Didattica e telecritica. Quando l’arte va in tv
La televisione non è morta e sepolta. Magari lo sarà fra qualche anno, ma ora i dati dicono una cosa totalmente diversa. E ci sono alcuni programmi che parlano d’arte e che non sono affatto male. Li conducono Maurizio Ferraris e Achille Bonito Oliva.
Che la critica d’arte sia stata, con la nascita delle trasmissioni Rai, una delle forze primarie nello sviluppo del senso critico popolare e della conoscenza culturale della società italiana, lo dimostrano le profezie di Carlo Ludovico Ragghianti, che vede nella televisione un mezzo attraverso il quale si “potrà presentare sullo schermo, con diapositive o per mezzo della trasmissione di documentari, le opere d’arte quasi in carne ed ossa. E magari anche precisando con sensibilità avvertita i loro punti di vista, fissando l’attenzione su dettagli significativi, analizzandole con aderenza”.
La sua lunga attività critofilmica che, sin dal 1948, lo porta a sperimentare e a realizzare gli indimenticabili documentari sulla Deposizione di Raffaello (1948), su Lorenzo il Magnifico (1949), sul Cenacolo di Andrea del Castagno (1954), sullo Stile di Piero della Francesca (1954) apre, nel campo della critica, un brillante percorso che trasforma lo strumento di comunicazione di massa in mezzo di educazione popolare, in luogo di indottrinamento, in ambito di riflessione culturale.
Il 3 gennaio 1954, proprio quando ha inizio il servizio “regolare” di televisione, la Rai inserisce immediatamente nel proprio palinsesto Le avventure dell’arte: Giambattista Tiepolo, la prima rubrica culturale a cura di Antonio Morassi (intellettuale che si forma alla Scuola di Vienna con Max Dvořák con una tesi su Sammicheli). Dopo questo primo momento di divulgazione è l’estro di Franco Simongini a rischiarare la scena con un instancabile progetto di divulgazione che – da Ritratto d’autore (1971-77) a Artisti d’oggi e Poeti d’oggi (1974-93), da Come nasce un’opera d’arte (1975-76) a A tu per tu con l’opera d’arte (in collaborazione con Federico Zeri e con testi di Cesare Brandi) – sposta la camera sull’arte del secondo Novecento mostrando il volto, la voce, l’opera di artisti e poeti quali Alberto Burri, Giorgio de Chirico e Giorgio Caproni con il fine di avvicinare l’arte a un vasto pubblico.
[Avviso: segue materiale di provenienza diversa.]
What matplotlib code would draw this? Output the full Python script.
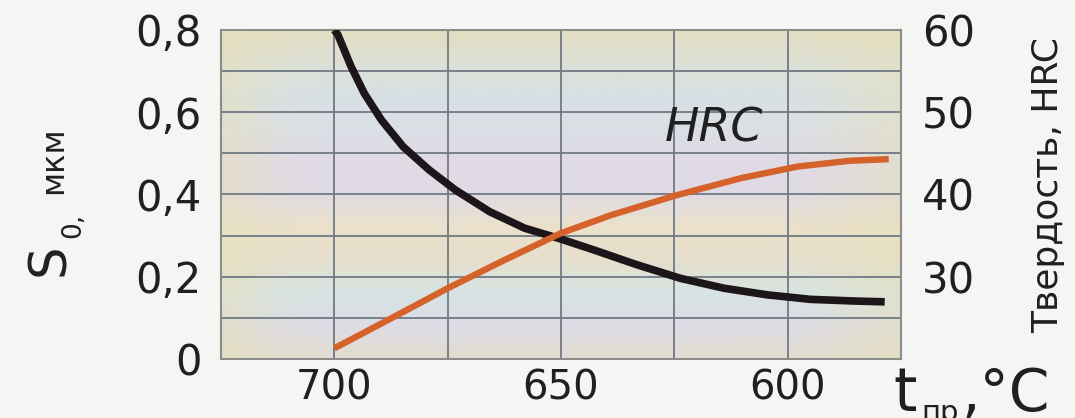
import numpy as np
import matplotlib
matplotlib.use('Agg')
import matplotlib.pyplot as plt
from matplotlib.colors import to_rgb

# S0, mkm (left axis) vs tempering temperature
t_s0 = [700, 699.2, 696.3, 693.4, 689.6, 684.8, 679.1, 673.3, 665.7, 658.0, 650.4,
        642.7, 633.2, 623.6, 614.0, 604.5, 594.9, 585.3, 578.6]
s0 = [0.80, 0.788, 0.711, 0.646, 0.581, 0.516, 0.460, 0.411, 0.358, 0.318, 0.293,
      0.265, 0.229, 0.196, 0.172, 0.156, 0.145, 0.141, 0.139]

# hardness HRC (right axis)
t_hrc = [700, 688.3, 675, 662.6, 650, 638.9, 624.6, 610.2, 597.8, 586.3, 577.7]
hrc = [21.3, 24.7, 28.6, 32.0, 35.3, 37.5, 39.9, 42.0, 43.4, 44.1, 44.3]

x_major = [700, 650, 600]
x_minor = [725, 700, 675, 650, 625, 600, 575]
s0_ticks = [0, 0.2, 0.4, 0.6, 0.8]
s0_labels = ['0', '0,2', '0,4', '0,6', '0,8']
hrc_ticks = [30, 40, 50, 60]

plt.rcParams['font.family'] = ['DejaVu Sans']
ink = '#202020'

fig = plt.figure(figsize=(10.75, 4.18), dpi=100, facecolor='#f5f5f3')
ax = fig.add_axes([221 / 1075, 1 - 359 / 418, 680 / 1075, 329 / 418])

# pastel background of the chart (top to bottom), yellowish at the side edges
stops = ['#e2dec0', '#dde0d6', '#d8e0e4', '#dbdfe5', '#dfdae5', '#e0dbe4',
         '#ebe1cb', '#e6dfcc', '#d7e4e3', '#dddce5', '#e2dccf']
col = np.array([to_rgb(c) for c in stops])
rows = np.linspace(0, 1, 200)
grad = np.stack([np.interp(rows, np.linspace(0, 1, len(stops)), col[:, k]) for k in range(3)], axis=1)
u = np.linspace(0, 1, 300)
edge = 0.55 * np.exp(-(u / 0.07) ** 2) + 0.5 * np.exp(-((u - 1.0) / 0.1) ** 2)
yel = np.array(to_rgb('#e6e0bc'))
img = grad[:, None, :] * (1 - edge[None, :, None]) + yel * edge[None, :, None]
ax.imshow(img, extent=[725, 575, 0, 0.8], aspect='auto', zorder=0)

ax.set_xlim(725, 575)
ax.set_ylim(0, 0.8)
ax.set_xticks(x_major)
ax.set_xticks(x_minor, minor=True)
ax.set_yticks(s0_ticks)
ax.set_yticklabels(s0_labels)
ax.set_yticks(np.arange(0, 0.81, 0.1), minor=True)
ax.grid(True, which='both', color='#707a84', linewidth=1.3, zorder=1)
ax.tick_params(which='both', length=0)
ax.tick_params(axis='y', labelsize=30, pad=14, colors=ink)
ax.tick_params(axis='x', labelsize=29, pad=7, colors=ink)
for s in ax.spines.values():
    s.set_color('#8c8c8c')
    s.set_linewidth(1.5)

ax.plot(t_s0, s0, color='#1c1519', linewidth=5.5, solid_capstyle='butt',
        solid_joinstyle='round', zorder=3)

ax2 = ax.twinx()
ax2.set_ylim(20, 60)
ax2.set_yticks(hrc_ticks)
ax2.tick_params(length=0, labelsize=30, pad=15, colors=ink)
for s in ax2.spines.values():
    s.set_visible(False)
ax2.plot(t_hrc, hrc, color='#d4622a', linewidth=4.6, solid_capstyle='butt',
         solid_joinstyle='round', zorder=3)

ax.text(616.2, 0.559, 'HRC', fontsize=33, style='italic', color=ink,
        ha='center', va='center', zorder=4)


# axis titles, placed in pixels of the picture
def px(x, y):
    return x / 1075, 1 - y / 418


kw = dict(rotation=90, rotation_mode='anchor', ha='left', va='baseline', color=ink)
fig.text(*px(64, 276), 'S', fontsize=37, **kw)
fig.text(*px(80, 238), '0,', fontsize=19, **kw)
fig.text(*px(62, 194), 'мкм', fontsize=23, **kw)

fig.text(*px(1048, 185), 'Твердость, HRC', fontsize=26, rotation=90,
         ha='center', va='center', color=ink)

fig.text(*px(893, 411), 't', fontsize=43, color=ink)
fig.text(*px(921, 421), 'пр', fontsize=21, color=ink)
fig.text(*px(961, 411), ',°C', fontsize=42, color=ink)

fig.savefig('out.png', dpi=100, facecolor=fig.get_facecolor())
Accanto a queste prime iniziative, allo straordinario interesse che ha portato la critica d’arte a utilizzare il mezzo e a occuparsi teoricamente dei suoi aspetti comunicativi – Giulio Carlo Argan ne ha avvertito per tempo i pericoli in una conferenza dal titolo Televisione e cultura visiva – l’agenda intellettuale italiana si è arricchita (e in alcuni casi impoverita), negli anni, di programmi e progetti il cui ruolo educativo, pedagogico e sociale non sempre si riversa nei continenti legati agli inevitabili valori del mercato.
Un palinsesto d’eccezione che “non può ‘insegnare’, ma certamente può appassionare, interessare, incuriosire i telespettatori ai temi della cultura, dell’arte e della scienza con programmi accattivanti e suggestivi nella forma, sfruttando tutti gli ingredienti tipici dei programmi di grande ascolto” (Parascandolo) è quello condotto, ad esempio, da Maurizio Ferraris che, con Lo stato dell’arte (Rai 5), pone al centro dell’attenzione pubblica tematiche legate all’arte e alla storia delle idee. Purtroppo va in onda alle 23:15…
A questo progetto culturale della Rai, che sta svecchiando il proprio calendario con strumenti innovativi e interattivi, appartiene anche la brillante formula del Fuori quadro offerta da Achille Bonito Oliva come spazio per informare e formare all’arte contemporanea. “‘Fuori quadro’”, spiega Bonito Oliva, che negli anni ha inventato espressioni televisive come ABO – collaudi d’arte del 1998 (organizzata assieme a Alessandra Galletta) e realizzata per Rai 1, o Gratis a Bordo dell’Arte e Il Giorno della Creazione del 2000 (Sky, piattaforma che – com’è noto – dedica un canale appositamente all’arte), “è una trasmissione di formazione al contemporaneo nei suoi molteplici linguaggi, una trama che non vuole essere pedante, ma piuttosto penetrante. L’intenzione è quella di portare lo spettatore tra i molteplici percorsi dell’arte contemporanea che non è un labirinto, ma una strada con molti sentieri luminosi” da attraversare, interrogare, mostrare, far comprendere.